No, but you should understand the API of the language you are dealing with. Since when does a compiler handle disk I/O anyway? As for your interpreter, it is free to call fsync whenever it wants, but what has that got to do with the FS again?
Excuse the heck out of me, but the issue being discussed was a failure that was NOT due to a power loss or other such system problem. It was a crash caused by this very issue. If it were simply missing data due to power loss or some such, there would be no point in this discussion at all.

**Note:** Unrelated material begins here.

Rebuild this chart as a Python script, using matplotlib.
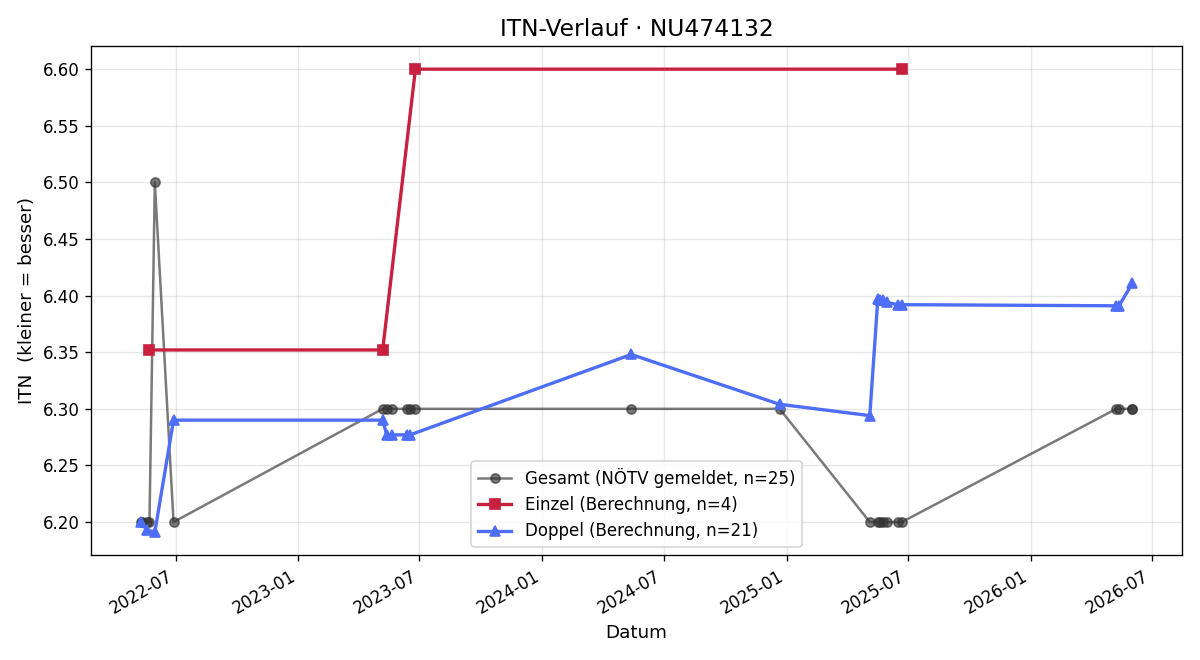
import numpy as np
import pandas as pd
import matplotlib
matplotlib.use("Agg")
import matplotlib.pyplot as plt
import matplotlib.dates as mdates

# Gesamt (NÖTV gemeldet)
gesamt_dates = ["2022-05-10", "2022-05-12", "2022-05-19", "2022-05-23", "2022-05-31", "2022-06-28",
                "2023-05-07", "2023-05-13", "2023-05-21", "2023-06-12", "2023-06-17", "2023-06-25",
                "2024-05-13", "2024-12-21",
                "2025-05-05", "2025-05-17", "2025-05-20", "2025-05-24", "2025-05-30", "2025-06-16", "2025-06-22",
                "2026-05-09", "2026-05-13", "2026-06-02", "2026-06-02"]
gesamt_itn = [6.20, 6.20, 6.20, 6.20, 6.50, 6.20,
              6.30, 6.30, 6.30, 6.30, 6.30, 6.30,
              6.30, 6.30,
              6.20, 6.20, 6.20, 6.20, 6.20, 6.20, 6.20,
              6.30, 6.30, 6.30, 6.30]

# Einzel (Berechnung)
einzel_dates = ["2022-05-23", "2023-05-07", "2023-06-25", "2025-06-22"]
einzel_itn = [6.352, 6.352, 6.600, 6.600]

# Doppel (Berechnung)
doppel_dates = ["2022-05-10", "2022-05-19", "2022-05-31", "2022-06-28",
                "2023-05-07", "2023-05-13", "2023-05-21", "2023-06-12", "2023-06-17",
                "2024-05-13", "2024-12-21",
                "2025-05-05", "2025-05-17", "2025-05-20", "2025-05-24", "2025-05-30", "2025-06-16", "2025-06-22",
                "2026-05-09", "2026-05-13", "2026-06-02"]
doppel_itn = [6.200, 6.193, 6.191, 6.290,
              6.290, 6.277, 6.277, 6.277, 6.277,
              6.348, 6.304,
              6.294, 6.397, 6.396, 6.396, 6.394, 6.392, 6.392,
              6.391, 6.391, 6.411]

fig, ax = plt.subplots(figsize=(10, 5.5), dpi=120)

ax.plot(pd.to_datetime(gesamt_dates), gesamt_itn, marker="o", markersize=5.5,
        color="#333333", alpha=0.65, linewidth=1.5,
        label=f"Gesamt (NÖTV gemeldet, n={len(gesamt_itn)})")
ax.plot(pd.to_datetime(einzel_dates), einzel_itn, marker="s", markersize=6,
        color="#c8203f", linewidth=2,
        label=f"Einzel (Berechnung, n={len(einzel_itn)})")
ax.plot(pd.to_datetime(doppel_dates), doppel_itn, marker="^", markersize=6,
        color="#4f6ef7", linewidth=2,
        label=f"Doppel (Berechnung, n={len(doppel_itn)})")

ax.set_title("ITN-Verlauf · NU474132", fontsize=14)
ax.set_xlabel("Datum", fontsize=11)
ax.set_ylabel("ITN  (kleiner = besser)", fontsize=11)
ax.grid(True, alpha=0.3)
ax.xaxis.set_major_locator(mdates.MonthLocator(bymonth=[1, 7]))
ax.xaxis.set_major_formatter(mdates.DateFormatter("%Y-%m"))
ax.yaxis.set_major_formatter(plt.FormatStrFormatter("%.2f"))
ax.legend(loc="lower center")
fig.autofmt_xdate()
fig.tight_layout()
fig.savefig("out.png")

The purpose of this quote is to demonstrate that she both has no regard for TFA and also has no idea what this issue being discussed is. I encourage anyone looking to give her mod points actually RTFA and also do a bit of background reading on file systems and in particular delayed writes.
My point was and still is: if the data is not flushed to disk yet, it should either be accessible from the buffer, or not at all.
This sentence alone deserves a -1 Huh? If you do a write, and it is successful, then you can do a read on the same file and it will return what you wrote, whether or not it had been flushed to disk. This is the way it is supposed to work. Think about it for like 10 seconds and you'll begin to get it.
not supposed to have to worry about OS-specific details
WE ARE TALKING ABOUT UNEXPECTED KERNEL CRASHED AND POWER OUTAGES. If you care about that situation then you should get a clue before you start coding. If not, then what is the problem, or was it fault... er, sorry limitation?
One should not have to know about syncing to do something like a few simple file writes
And one doesn't need to if she is not concerned with the rare possibility that the system CRASHES OR LOSES POWER in the next few minutes.
Anyway, I've never called out another poster like this before and now I feel dirty.